## Task objective
Give the listing again character for character, but drop the images.

## Supplied data
________________________

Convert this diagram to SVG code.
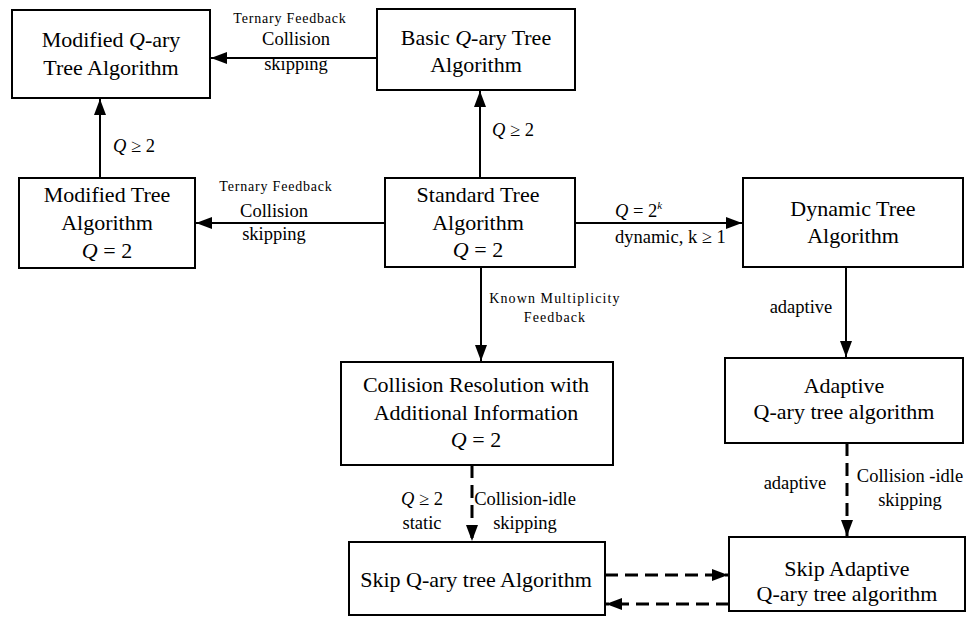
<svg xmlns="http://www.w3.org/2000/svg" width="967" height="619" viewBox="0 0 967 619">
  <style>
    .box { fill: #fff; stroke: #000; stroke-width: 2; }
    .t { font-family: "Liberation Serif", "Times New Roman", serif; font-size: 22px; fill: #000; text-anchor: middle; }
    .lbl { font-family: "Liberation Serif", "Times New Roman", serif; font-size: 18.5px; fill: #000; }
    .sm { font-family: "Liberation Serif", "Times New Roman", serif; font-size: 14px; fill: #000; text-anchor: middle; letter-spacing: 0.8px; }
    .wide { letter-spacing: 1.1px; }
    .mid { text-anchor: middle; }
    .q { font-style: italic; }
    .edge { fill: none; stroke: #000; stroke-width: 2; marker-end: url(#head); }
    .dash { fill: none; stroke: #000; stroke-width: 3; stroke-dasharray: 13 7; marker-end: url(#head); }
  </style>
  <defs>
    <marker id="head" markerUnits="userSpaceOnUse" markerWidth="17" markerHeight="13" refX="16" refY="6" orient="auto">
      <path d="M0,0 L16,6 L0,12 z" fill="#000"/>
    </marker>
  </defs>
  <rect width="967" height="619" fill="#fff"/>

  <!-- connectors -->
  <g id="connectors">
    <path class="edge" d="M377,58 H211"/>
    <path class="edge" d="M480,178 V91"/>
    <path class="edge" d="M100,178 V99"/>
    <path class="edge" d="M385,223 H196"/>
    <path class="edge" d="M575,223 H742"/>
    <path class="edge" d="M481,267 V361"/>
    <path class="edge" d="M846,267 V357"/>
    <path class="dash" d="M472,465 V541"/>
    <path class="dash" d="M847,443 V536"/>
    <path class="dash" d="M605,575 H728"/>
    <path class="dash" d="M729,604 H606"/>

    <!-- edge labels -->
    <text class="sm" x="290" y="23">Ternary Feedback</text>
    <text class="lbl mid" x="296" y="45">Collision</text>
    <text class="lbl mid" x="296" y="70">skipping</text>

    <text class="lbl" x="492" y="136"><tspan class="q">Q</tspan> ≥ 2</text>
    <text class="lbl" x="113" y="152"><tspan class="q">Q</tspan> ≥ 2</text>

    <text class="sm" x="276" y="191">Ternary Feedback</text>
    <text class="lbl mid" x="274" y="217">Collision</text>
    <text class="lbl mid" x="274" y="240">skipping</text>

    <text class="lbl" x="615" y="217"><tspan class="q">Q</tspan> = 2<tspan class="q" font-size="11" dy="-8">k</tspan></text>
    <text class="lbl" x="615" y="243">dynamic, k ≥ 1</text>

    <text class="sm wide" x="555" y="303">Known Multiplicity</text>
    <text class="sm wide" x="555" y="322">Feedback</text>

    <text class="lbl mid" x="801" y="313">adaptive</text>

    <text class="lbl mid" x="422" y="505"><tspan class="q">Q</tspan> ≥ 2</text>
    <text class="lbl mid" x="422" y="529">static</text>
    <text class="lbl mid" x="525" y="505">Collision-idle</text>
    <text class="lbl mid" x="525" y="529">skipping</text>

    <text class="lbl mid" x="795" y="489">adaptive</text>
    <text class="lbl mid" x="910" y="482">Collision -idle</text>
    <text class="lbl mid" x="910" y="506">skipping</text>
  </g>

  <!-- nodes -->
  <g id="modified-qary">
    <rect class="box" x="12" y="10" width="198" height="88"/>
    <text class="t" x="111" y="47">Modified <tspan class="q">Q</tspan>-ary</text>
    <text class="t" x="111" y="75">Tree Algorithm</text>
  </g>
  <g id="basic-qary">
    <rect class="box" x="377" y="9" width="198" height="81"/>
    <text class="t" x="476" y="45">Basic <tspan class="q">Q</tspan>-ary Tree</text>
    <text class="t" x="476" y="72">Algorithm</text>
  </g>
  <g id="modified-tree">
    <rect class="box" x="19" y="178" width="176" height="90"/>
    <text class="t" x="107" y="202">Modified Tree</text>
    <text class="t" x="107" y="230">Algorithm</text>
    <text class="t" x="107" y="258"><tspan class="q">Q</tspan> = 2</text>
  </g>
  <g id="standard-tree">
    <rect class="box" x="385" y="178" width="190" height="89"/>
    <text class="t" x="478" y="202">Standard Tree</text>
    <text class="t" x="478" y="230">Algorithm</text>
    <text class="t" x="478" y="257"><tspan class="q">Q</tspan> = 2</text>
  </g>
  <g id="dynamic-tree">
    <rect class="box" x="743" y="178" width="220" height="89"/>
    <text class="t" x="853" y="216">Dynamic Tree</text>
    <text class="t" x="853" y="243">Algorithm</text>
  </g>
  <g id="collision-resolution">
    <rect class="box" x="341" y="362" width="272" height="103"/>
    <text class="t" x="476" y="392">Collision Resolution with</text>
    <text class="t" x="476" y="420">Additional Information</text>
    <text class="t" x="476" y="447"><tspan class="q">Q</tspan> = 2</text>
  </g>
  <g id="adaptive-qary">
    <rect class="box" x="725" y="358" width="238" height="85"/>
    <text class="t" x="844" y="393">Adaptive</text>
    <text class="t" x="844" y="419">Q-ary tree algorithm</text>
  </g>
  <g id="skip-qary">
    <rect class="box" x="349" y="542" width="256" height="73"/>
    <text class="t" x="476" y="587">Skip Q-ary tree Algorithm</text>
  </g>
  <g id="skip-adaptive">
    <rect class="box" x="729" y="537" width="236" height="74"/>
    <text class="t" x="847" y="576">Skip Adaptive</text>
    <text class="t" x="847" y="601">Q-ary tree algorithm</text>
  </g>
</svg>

________________________

## Final result
Convert this diagram to SVG code.
<svg xmlns="http://www.w3.org/2000/svg" width="967" height="619" viewBox="0 0 967 619">
  <style>
    .box { fill: #fff; stroke: #000; stroke-width: 2; }
    .t { font-family: "Liberation Serif", "Times New Roman", serif; font-size: 22px; fill: #000; text-anchor: middle; }
    .lbl { font-family: "Liberation Serif", "Times New Roman", serif; font-size: 18.5px; fill: #000; }
    .sm { font-family: "Liberation Serif", "Times New Roman", serif; font-size: 14px; fill: #000; text-anchor: middle; letter-spacing: 0.8px; }
    .wide { letter-spacing: 1.1px; }
    .mid { text-anchor: middle; }
    .q { font-style: italic; }
    .edge { fill: none; stroke: #000; stroke-width: 2; marker-end: url(#head); }
    .dash { fill: none; stroke: #000; stroke-width: 3; stroke-dasharray: 13 7; marker-end: url(#head); }
  </style>
  <defs>
    <marker id="head" markerUnits="userSpaceOnUse" markerWidth="17" markerHeight="13" refX="16" refY="6" orient="auto">
      <path d="M0,0 L16,6 L0,12 z" fill="#000"/>
    </marker>
  </defs>
  <rect width="967" height="619" fill="#fff"/>

  <!-- connectors -->
  <g id="connectors">
    <path class="edge" d="M377,58 H211"/>
    <path class="edge" d="M480,178 V91"/>
    <path class="edge" d="M100,178 V99"/>
    <path class="edge" d="M385,223 H196"/>
    <path class="edge" d="M575,223 H742"/>
    <path class="edge" d="M481,267 V361"/>
    <path class="edge" d="M846,267 V357"/>
    <path class="dash" d="M472,465 V541"/>
    <path class="dash" d="M847,443 V536"/>
    <path class="dash" d="M605,575 H728"/>
    <path class="dash" d="M729,604 H606"/>

    <!-- edge labels -->
    <text class="sm" x="290" y="23">Ternary Feedback</text>
    <text class="lbl mid" x="296" y="45">Collision</text>
    <text class="lbl mid" x="296" y="70">skipping</text>

    <text class="lbl" x="492" y="136"><tspan class="q">Q</tspan> ≥ 2</text>
    <text class="lbl" x="113" y="152"><tspan class="q">Q</tspan> ≥ 2</text>

    <text class="sm" x="276" y="191">Ternary Feedback</text>
    <text class="lbl mid" x="274" y="217">Collision</text>
    <text class="lbl mid" x="274" y="240">skipping</text>

    <text class="lbl" x="615" y="217"><tspan class="q">Q</tspan> = 2<tspan class="q" font-size="11" dy="-8">k</tspan></text>
    <text class="lbl" x="615" y="243">dynamic, k ≥ 1</text>

    <text class="sm wide" x="555" y="303">Known Multiplicity</text>
    <text class="sm wide" x="555" y="322">Feedback</text>

    <text class="lbl mid" x="801" y="313">adaptive</text>

    <text class="lbl mid" x="422" y="505"><tspan class="q">Q</tspan> ≥ 2</text>
    <text class="lbl mid" x="422" y="529">static</text>
    <text class="lbl mid" x="525" y="505">Collision-idle</text>
    <text class="lbl mid" x="525" y="529">skipping</text>

    <text class="lbl mid" x="795" y="489">adaptive</text>
    <text class="lbl mid" x="910" y="482">Collision -idle</text>
    <text class="lbl mid" x="910" y="506">skipping</text>
  </g>

  <!-- nodes -->
  <g id="modified-qary">
    <rect class="box" x="12" y="10" width="198" height="88"/>
    <text class="t" x="111" y="47">Modified <tspan class="q">Q</tspan>-ary</text>
    <text class="t" x="111" y="75">Tree Algorithm</text>
  </g>
  <g id="basic-qary">
    <rect class="box" x="377" y="9" width="198" height="81"/>
    <text class="t" x="476" y="45">Basic <tspan class="q">Q</tspan>-ary Tree</text>
    <text class="t" x="476" y="72">Algorithm</text>
  </g>
  <g id="modified-tree">
    <rect class="box" x="19" y="178" width="176" height="90"/>
    <text class="t" x="107" y="202">Modified Tree</text>
    <text class="t" x="107" y="230">Algorithm</text>
    <text class="t" x="107" y="258"><tspan class="q">Q</tspan> = 2</text>
  </g>
  <g id="standard-tree">
    <rect class="box" x="385" y="178" width="190" height="89"/>
    <text class="t" x="478" y="202">Standard Tree</text>
    <text class="t" x="478" y="230">Algorithm</text>
    <text class="t" x="478" y="257"><tspan class="q">Q</tspan> = 2</text>
  </g>
  <g id="dynamic-tree">
    <rect class="box" x="743" y="178" width="220" height="89"/>
    <text class="t" x="853" y="216">Dynamic Tree</text>
    <text class="t" x="853" y="243">Algorithm</text>
  </g>
  <g id="collision-resolution">
    <rect class="box" x="341" y="362" width="272" height="103"/>
    <text class="t" x="476" y="392">Collision Resolution with</text>
    <text class="t" x="476" y="420">Additional Information</text>
    <text class="t" x="476" y="447"><tspan class="q">Q</tspan> = 2</text>
  </g>
  <g id="adaptive-qary">
    <rect class="box" x="725" y="358" width="238" height="85"/>
    <text class="t" x="844" y="393">Adaptive</text>
    <text class="t" x="844" y="419">Q-ary tree algorithm</text>
  </g>
  <g id="skip-qary">
    <rect class="box" x="349" y="542" width="256" height="73"/>
    <text class="t" x="476" y="587">Skip Q-ary tree Algorithm</text>
  </g>
  <g id="skip-adaptive">
    <rect class="box" x="729" y="537" width="236" height="74"/>
    <text class="t" x="847" y="576">Skip Adaptive</text>
    <text class="t" x="847" y="601">Q-ary tree algorithm</text>
  </g>
</svg>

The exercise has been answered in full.